Des arbres qui perdent leurs feuilles en juillet et bourgeonnent en octobre ! Le cycle naturel des noyers de Dordogne est totalement perturbé par le changement climatique qui favorise l'arrivée des maladies et menace les récoltes à venir
Même si la qualité est plus présente que la quantité, la récolte des noix du Périgord s'annonce plutôt bonne pour 2023. Mais c'est l'arbre qui cache la forêt. Car à bien y regarder, rien ne semble aller comme cela le devrait. Dans certains endroits de Dordogne, les noyers ont perdu leur feuilles en juillet, comme ils doivent le faire en octobre, et bourgeonnent et fructifient en octobre, comme ils pourraient le faire au printemps.
Champignon... du Périgord
Le changement climatique décale le rythme naturel des arbres. La perte des feuilles est due à l'anthracnose. Aussi appelé rouille noire ou charbon, l'anthracnose est un type de champignon qui s'attaque aux arbres, arbustes et plantes potagères. Il est comparable au mildiou dans ses causes et ses effets. Sa présence est constante et reste bénigne, si elle est limitée.

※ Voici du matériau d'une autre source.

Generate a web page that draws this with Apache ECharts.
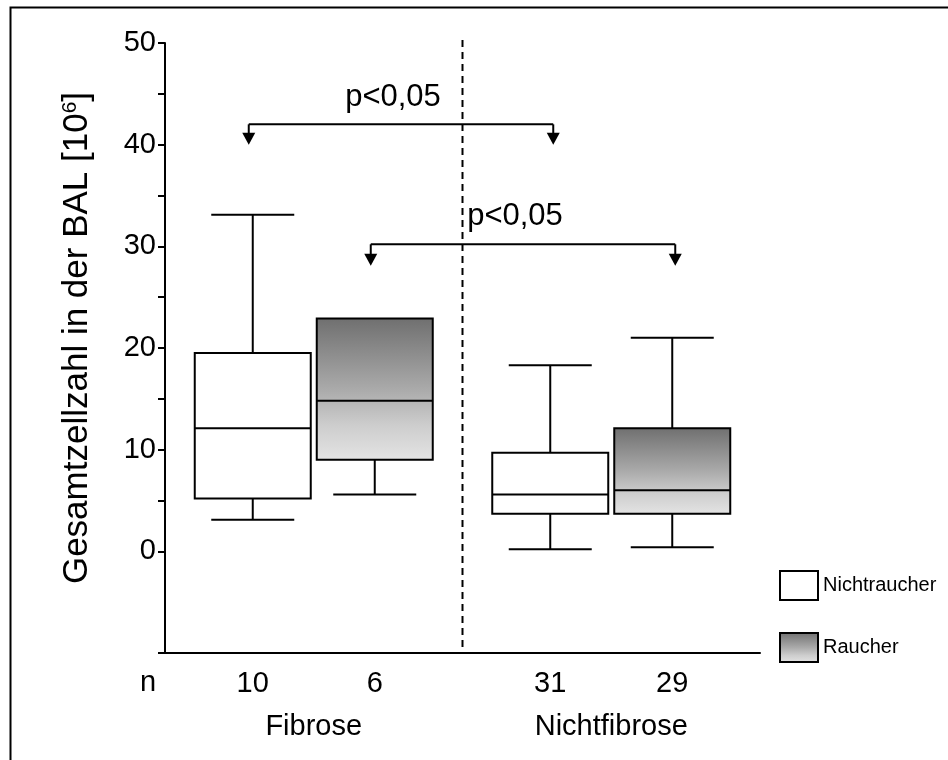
<!DOCTYPE html>
<html>
<head>
<meta charset="utf-8">
<script src="https://cdn.jsdelivr.net/npm/echarts@6/dist/echarts.min.js"></script>
<style>
  html, body { margin: 0; padding: 0; background: #fff; }
  #chart { width: 948px; height: 760px; }
</style>
</head>
<body>
<div id="chart"></div>
<script>
// Groups on the category axis
const categories = ['Fibrose', 'Nichtfibrose'];

// Box statistics per group: [min, Q1, median, Q3, max]
const nichtraucherStats = [
  [3.1, 5.2, 12.1, 19.5, 33.1],
  [0.2, 3.7, 5.6, 9.7, 18.3]
];
const raucherStats = [
  [5.6, 9.0, 14.8, 22.9, 22.9],
  [0.4, 3.7, 6.0, 12.1, 21.0]
];

// Sample sizes per group
const nichtraucherN = [10, 31];
const raucherN = [6, 29];

// Y axis ticks and labels
const yTickValues = [-10, 0, 5, 10, 15, 20, 25, 30, 35, 40, 45, 50];
const yLabelValues = [0, 10, 20, 30, 40, 50];

// Significance brackets (Fibrose vs. Nichtfibrose within each smoking group)
const bracketGroups = ['Nichtraucher', 'Raucher'];
const bracketLevels = [42.0, 30.2];
const bracketTips = [40.0, 28.1];
const pLabelLevels = [44.6, 32.9];
const pLabels = ['p<0,05', 'p<0,05'];

const FONT = '"Liberation Sans", Arial, Helvetica, sans-serif';
const BOX_OFFSET = 61;   // px from the group centre to each box centre
const BOX_HALF = 58;     // half box width, px
const CAP_HALF = 41.5;   // half whisker cap width, px

const smokerFill = () => new echarts.graphic.LinearGradient(0, 0, 0, 1, [
  { offset: 0, color: '#6f6f6f' },
  { offset: 0.5, color: '#aaaaaa' },
  { offset: 0.75, color: '#cdcdcd' },
  { offset: 1, color: '#e4e4e4' }
]);

function toRows(stats, counts) {
  return stats.map((s, i) => [i, s[0], s[1], s[2], s[3], s[4], counts[i]]);
}

function seg(x1, y1, x2, y2, w) {
  return { type: 'line', shape: { x1, y1, x2, y2 }, style: { stroke: '#000', lineWidth: w || 2 } };
}

function boxRenderer(side, fillFn) {
  return function (params, api) {
    const cat = api.value(0);
    const yOf = v => api.coord([cat, v])[1];
    const cx = api.coord([cat, 0])[0] + side * BOX_OFFSET;
    const yMin = yOf(api.value(1));
    const yQ1 = yOf(api.value(2));
    const yMed = yOf(api.value(3));
    const yQ3 = yOf(api.value(4));
    const yMax = yOf(api.value(5));
    const yBase = yOf(-10);
    const children = [];
    if (yMax < yQ3 - 0.5) {
      children.push(seg(cx, yQ3, cx, yMax), seg(cx - CAP_HALF, yMax, cx + CAP_HALF, yMax));
    }
    children.push(seg(cx, yQ1, cx, yMin), seg(cx - CAP_HALF, yMin, cx + CAP_HALF, yMin));
    children.push({
      type: 'rect',
      shape: { x: cx - BOX_HALF, y: yQ3, width: 2 * BOX_HALF, height: yQ1 - yQ3 },
      style: { fill: fillFn(), stroke: '#000', lineWidth: 2 }
    });
    children.push(seg(cx - BOX_HALF, yMed, cx + BOX_HALF, yMed));
    children.push({
      type: 'text', x: cx, y: yBase + 31,
      style: { text: String(api.value(6)), fontSize: 29, fontFamily: FONT, fill: '#000', align: 'center', verticalAlign: 'middle' }
    });
    return { type: 'group', children };
  };
}

function bracketRenderer(params, api) {
  const i = params.dataIndex;
  const side = bracketGroups[i] === 'Raucher' ? 1 : -1;
  const xl = api.coord([api.value(0), 0])[0] + side * BOX_OFFSET - 4;
  const xr = api.coord([api.value(1), 0])[0] + side * BOX_OFFSET + 3;
  const yLine = api.coord([0, api.value(2)])[1];
  const yTip = api.coord([0, api.value(3)])[1];
  const yText = api.coord([0, api.value(4)])[1];
  const children = [seg(xl, yLine, xr, yLine)];
  [xl, xr].forEach(x => {
    children.push(seg(x, yLine, x, yTip - 11));
    children.push({
      type: 'polygon',
      shape: { points: [[x - 6.5, yTip - 12], [x + 6.5, yTip - 12], [x, yTip]] },
      style: { fill: '#000' }
    });
  });
  children.push({
    type: 'text', x: (xl + xr) / 2 - 8, y: yText,
    style: { text: pLabels[i], fontSize: 31, fontFamily: FONT, fill: '#000', align: 'center', verticalAlign: 'middle' }
  });
  return { type: 'group', children };
}

function separatorRenderer(params, api) {
  const x = (api.coord([api.value(0), 0])[0] + api.coord([api.value(1), 0])[0]) / 2;
  return {
    type: 'line',
    shape: { x1: x, y1: api.coord([0, 50.3])[1], x2: x, y2: api.coord([0, -10])[1] },
    style: { stroke: '#000', lineWidth: 2, lineDash: [7, 5] }
  };
}

const chart = echarts.init(document.getElementById('chart'), null, { renderer: 'canvas' });

chart.setOption({
  backgroundColor: '#fff',
  animation: false,
  grid: { left: 165, right: 188, top: 43, bottom: 107, containLabel: false },
  xAxis: {
    type: 'category',
    data: categories,
    boundaryGap: true,
    axisLine: { onZero: false, lineStyle: { color: '#000', width: 2 } },
    axisTick: { alignWithLabel: true, length: 6, lineStyle: { color: '#000', width: 1 } },
    axisLabel: { fontSize: 29, fontFamily: FONT, color: '#000', margin: 59 },
    splitLine: { show: false }
  },
  yAxis: {
    type: 'value',
    min: -10,
    max: 50,
    interval: 10,
    name: '{a|Gesamtzellzahl in der BAL [10}{s|6}{a|]}',
    nameLocation: 'middle',
    nameRotate: 90,
    nameGap: 70,
    nameTextStyle: {
      padding: [0, 0, 0, 20],
      rich: {
        a: { fontSize: 35, fontFamily: FONT, color: '#000' },
        s: { fontSize: 21, fontFamily: FONT, color: '#000', verticalAlign: 'top' }
      }
    },
    axisLine: { show: true, lineStyle: { color: '#000', width: 2 } },
    axisTick: { show: true, customValues: yTickValues, length: 7, lineStyle: { color: '#000', width: 2 } },
    axisLabel: { customValues: yLabelValues, fontSize: 29, fontFamily: FONT, color: '#000', margin: 9 },
    splitLine: { show: false }
  },
  legend: {
    orient: 'vertical',
    left: 774,
    top: 565,
    itemWidth: 38,
    itemHeight: 29,
    itemGap: 31,
    selectedMode: false,
    textStyle: { fontSize: 20, fontFamily: FONT, color: '#000' },
    data: [
      { name: 'Nichtraucher', icon: 'rect', itemStyle: { color: '#fff', borderColor: '#000', borderWidth: 2 } },
      { name: 'Raucher', icon: 'rect', itemStyle: { color: smokerFill(), borderColor: '#000', borderWidth: 2 } }
    ]
  },
  graphic: [
    { type: 'rect', left: 8, top: 5, shape: { width: 1000, height: 1000 }, style: { fill: 'none', stroke: '#000', lineWidth: 2 }, silent: true },
    { type: 'text', left: 140, top: 668, style: { text: 'n', fontSize: 29, fontFamily: FONT, fill: '#000' }, silent: true }
  ],
  series: [
    {
      name: 'separator',
      type: 'custom',
      renderItem: separatorRenderer,
      encode: { x: [0, 1] },
      data: [[0, 1]],
      silent: true,
      z: 1
    },
    {
      name: 'Nichtraucher',
      type: 'custom',
      renderItem: boxRenderer(-1, () => '#fff'),
      encode: { x: 0, y: [1, 2, 3, 4, 5] },
      itemStyle: { color: '#fff', borderColor: '#000', borderWidth: 2 },
      data: toRows(nichtraucherStats, nichtraucherN),
      z: 3
    },
    {
      name: 'Raucher',
      type: 'custom',
      renderItem: boxRenderer(1, smokerFill),
      encode: { x: 0, y: [1, 2, 3, 4, 5] },
      itemStyle: { color: '#aaa', borderColor: '#000', borderWidth: 2 },
      data: toRows(raucherStats, raucherN),
      z: 3
    },
    {
      name: 'brackets',
      type: 'custom',
      renderItem: bracketRenderer,
      encode: { x: [0, 1], y: [2, 3, 4] },
      data: bracketLevels.map((lvl, i) => [0, 1, lvl, bracketTips[i], pLabelLevels[i]]),
      silent: true,
      z: 4
    }
  ]
});
</script>
</body>
</html>
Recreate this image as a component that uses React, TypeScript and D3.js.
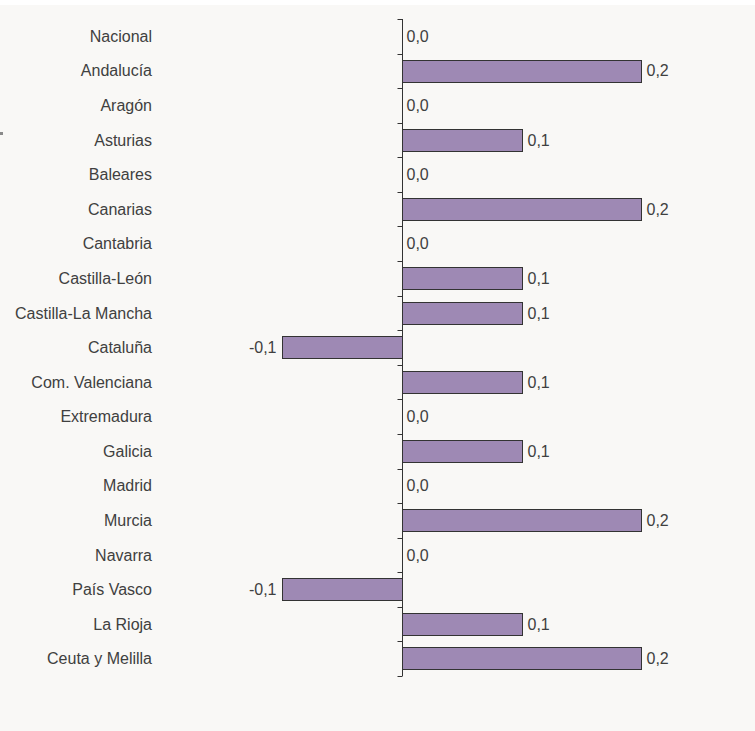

Mais favorisé par la chaleur et l'humidité qu'il a trouvées en abondances dans certaines noyeraies du Périgord cette année, il a explosé dès le mois de juin.
Feuilles mortes
Les plantations des vallées dans lesquelles la chaleur et l'humidité ont été abondantes et durables ont permis à ces divers champignons de se développer à outrance. Si les fruits se contentent d'être marqués sur l'enveloppe sans que la noix elle-même soit touchée, les feuilles sont beaucoup plus fragiles. Piquées, elles arborent des taches brunes et sont affaiblies. La maladie peut aller jusqu'à dénuder en quasi-totalité certains arbres. Sans mettre directement en péril la plante, l'anthracnose l'affaiblit et la rend plus sensible aux maladies.
Bis repetita
L'hiver venu, les champignons trouvent refuge dans les feuilles tombées au sol, d'où ils sortiront à nouveau au printemps, disséminés par le vent et la pluie, pour s'en prendre aux feuilles nouvelles. Il suffit que celles-ci soient humides pendant une demi-journée à une journée, et qu'elles soient exposées à une température de plus de vingt degrés. L'arbre est affaibli sur l'année et promis à une attaque l'année suivante, si les mêmes conditions se reproduisent.
Effet retard
Ce qui est beaucoup plus grave, c'est pour la récolte suivante !
Didier Méry, technicien chambre d'agriculture de la Dordogne
Cette disparition précoce des feuilles, si elle n'altère pas la qualité de la récolte en cours, met en péril celle de l'année d'après. "Ce qui est beaucoup plus grave, c'est pour la récolte suivante, 2024", confirme Didier Méry, "puisque toutes ces feuilles qui viennent notamment sur la pousse de l'année pour alimenter les futurs bourgeons de 2024 ne sont pas là".
L'anthracnose se ramasse à la pelle
Lutter contre l'anthracnose se révèle assez délicat, car la maladie est aussi imprévisible que les conditions climatiques. S'il n'a pas recours aux produits phytosanitaires, le producteur devra procéder à l'enfouissement, au broyage et à l'élimination soigneuse des feuilles. Il peut aussi renouveler ses plantations par des variétés plus résistantes dans les secteurs humides ou mal exposés au soleil. Ou bien encore, migrer vers des cieux plus favorables. "Il n'est pas improbable qu'à terme, petit à petit, on soit amenés à ce que les noyers soient cultivés dans des zones de plus haute altitude" prédit Didier Méry, qui relève que dans le nord est du département, à 300 / 350 mètres d'altitude, les arbres ont conservé leur feuillage intact.
Automne indien, bourgeon revient
Autre facteur d'inquiétude, la douceur automnale qui sollicite anormalement la végétation. Dénudés et encouragés par la douceur trompeuse, les noyers tentent une nouvelle poussée de feuilles, ils donnent des fleurs et même des fruits ! Un phénomène qui apparaît normalement au mois de mai. "C'est autant de bourgeons qui ne donneront pas en 2024 !", se désole Didier Méry.